Gender difference? People must be sexist. |
However, I believe this lack of comments was not because of sexism; I think it was caused by the following facts.
1. Most suits look very similar, especially when you're ~10 feet away, and especially when you're seeing it through your TV screen, so would anyone really notice if he had changed suits? It would have looked very similar anyway.
2. Adding to 1: people fully expect newsmen to wear some kind of dark suit every day, because that's basically the only formal wear for men. So why would anyone notice this man's lack of variety? If anything, the audience expects him to wear the same suit every day.
3. He changed his tie regularly. This is important not only because the tie is usually the most unique part of a suit, but also because it distracts the audience from the rest of his outfit. These kinds of distractions can make a person miss some very obvious things. (see the first video link below).

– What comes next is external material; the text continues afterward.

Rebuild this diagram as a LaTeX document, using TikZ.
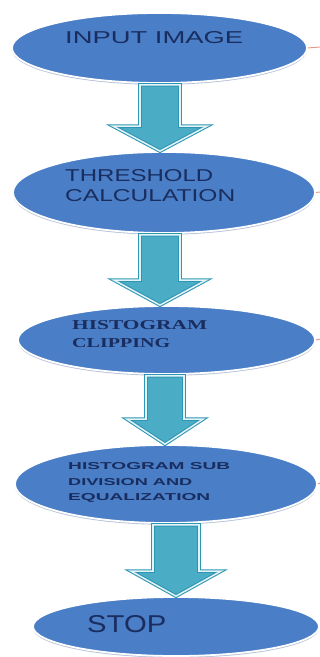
\documentclass[tikz,border=0pt]{standalone}
\usepackage{fontspec}
\setmainfont{Liberation Sans}
\newfontfamily\clipfont{Liberation Serif}
\usetikzlibrary{shapes.geometric,calc,shadows}

\definecolor{blobblue}{RGB}{74,126,199}
\definecolor{blobshadow}{RGB}{165,180,205}
\definecolor{blobtext}{RGB}{25,45,95}
\definecolor{arrowteal}{RGB}{75,172,198}
\definecolor{arrowedge}{RGB}{45,150,180}
\definecolor{stubred}{RGB}{230,150,140}

\newlength\px
\setlength\px{0.3mm}
\newcommand{\stretchtext}[3]{\resizebox{#1\px}{#2\px}{#3}}

\newcommand{\flowarrow}[5]{%
	\coordinate (ax) at (#3,0);
	\coordinate (atop) at (ax |- #1.south);
	\coordinate (atip) at (ax |- #2.north);
	\draw[blockarrow] ($(atop)+(-#4,1)$) -- ($(atip)+(-#4,-25)$) -- ($(atip)+(-#5,-25)$) -- (atip)
		-- ($(atip)+(#5,-25)$) -- ($(atip)+(#4,-25)$) -- ($(atop)+(#4,1)$) -- cycle;
}

\tikzset{
	blob/.style={ellipse, fill=blobblue, draw=white, line width=1.5pt, inner sep=0pt,
		drop shadow={shadow xshift=0pt, shadow yshift=-1.5pt, fill=blobshadow, opacity=0.8}},
	lbl/.style={anchor=west, inner sep=0pt, text=blobtext},
	blockarrow/.style={fill=arrowteal, draw=arrowedge, line width=0.9pt,
		double=white!85!arrowteal, double distance=1.3pt, line join=miter},
	stub/.style={draw=stubred, line width=0.8pt}
}

\begin{document}
\begin{tikzpicture}[x=0.3mm,y=-0.3mm]

			\useasboundingbox (0,0) rectangle (320,657);

			\node[blob, minimum width=88.5mm, minimum height=21mm] (e1) at (159.5,48) {};
			\node[blob, minimum width=90.6mm, minimum height=24.3mm] (e2) at (164,192.5) {};
			\node[blob, minimum width=89.1mm, minimum height=20.4mm] (e3) at (166.5,340) {};
			\node[blob, minimum width=90.6mm, minimum height=23.4mm] (e4) at (166,484) {};
			\node[blob, minimum width=85.8mm, minimum height=17.7mm] (e5) at (176,626.5) {};

			\node[lbl] (t1) at (65,37.5) {\stretchtext{178}{12}{INPUT IMAGE}};

			\node[lbl] (t2a) at (65,176) {\stretchtext{148}{12}{THRESHOLD}};
			\node[lbl] (t2b) at (65,196) {\stretchtext{170}{12}{CALCULATION}};

			\node[lbl] (t3a) at (72,325) {\stretchtext{135}{9}{\clipfont\bfseries HISTOGRAM}};
			\node[lbl] (t3b) at (72,343) {\stretchtext{98}{9}{\clipfont\bfseries CLIPPING}};

			\node[lbl] (t4a) at (68,466) {\stretchtext{162}{7}{\bfseries HISTOGRAM SUB}};
			\node[lbl] (t4b) at (68,482) {\stretchtext{124}{7}{\bfseries DIVISION AND}};
			\node[lbl] (t4c) at (68,498) {\stretchtext{142}{7}{\bfseries EQUALIZATION}};

			\node[lbl] (t5) at (87,624) {\stretchtext{79}{17}{STOP}};

			\flowarrow{e1}{e2}{160}{20}{47}
			\flowarrow{e2}{e3}{160}{20}{46}
			\flowarrow{e3}{e4}{165}{19}{38}
			\flowarrow{e4}{e5}{176}{23}{45}

			\coordinate (s1) at (320,47);
			\coordinate (s2) at (320,192);
			\coordinate (s3) at (320,339);
			\coordinate (s4) at (320,483);

			\draw[stub] (e1.east) -- (s1);
			\draw[stub] (e2.east) -- (s2);
			\draw[stub] (e3.east) -- (s3);
			\draw[stub] (e4.east) -- (s4);

\end{tikzpicture}
\end{document}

This experiment would have been more significant if he had worn the same bright tie every day.
4. The human mind is surprisingly bad at distinguishing little details from one moment to the next (see the second video link below); usually our brains just remember the gist of what we saw, such as "a dark suit".
Additionally, smaller details (like changing from one dark suit jacket to another dark suit jacket) are less likely to be noticed, and, following point 2, are less likely to be cared about even if noticed.
1. https://www.youtube.com/watch?v=IGQmdoK_ZfY
2. https://www.youtube.com/watch?v=wBoMjORwA-4
These videos were produced by Daniel Simons, a psychology professor at the University of Illinois at Urbana-Champaign.
These facts explain the results of the year-long suit experiment better than sexism, but the fact that so many people believe their knee-jerk reactions is concerning to me.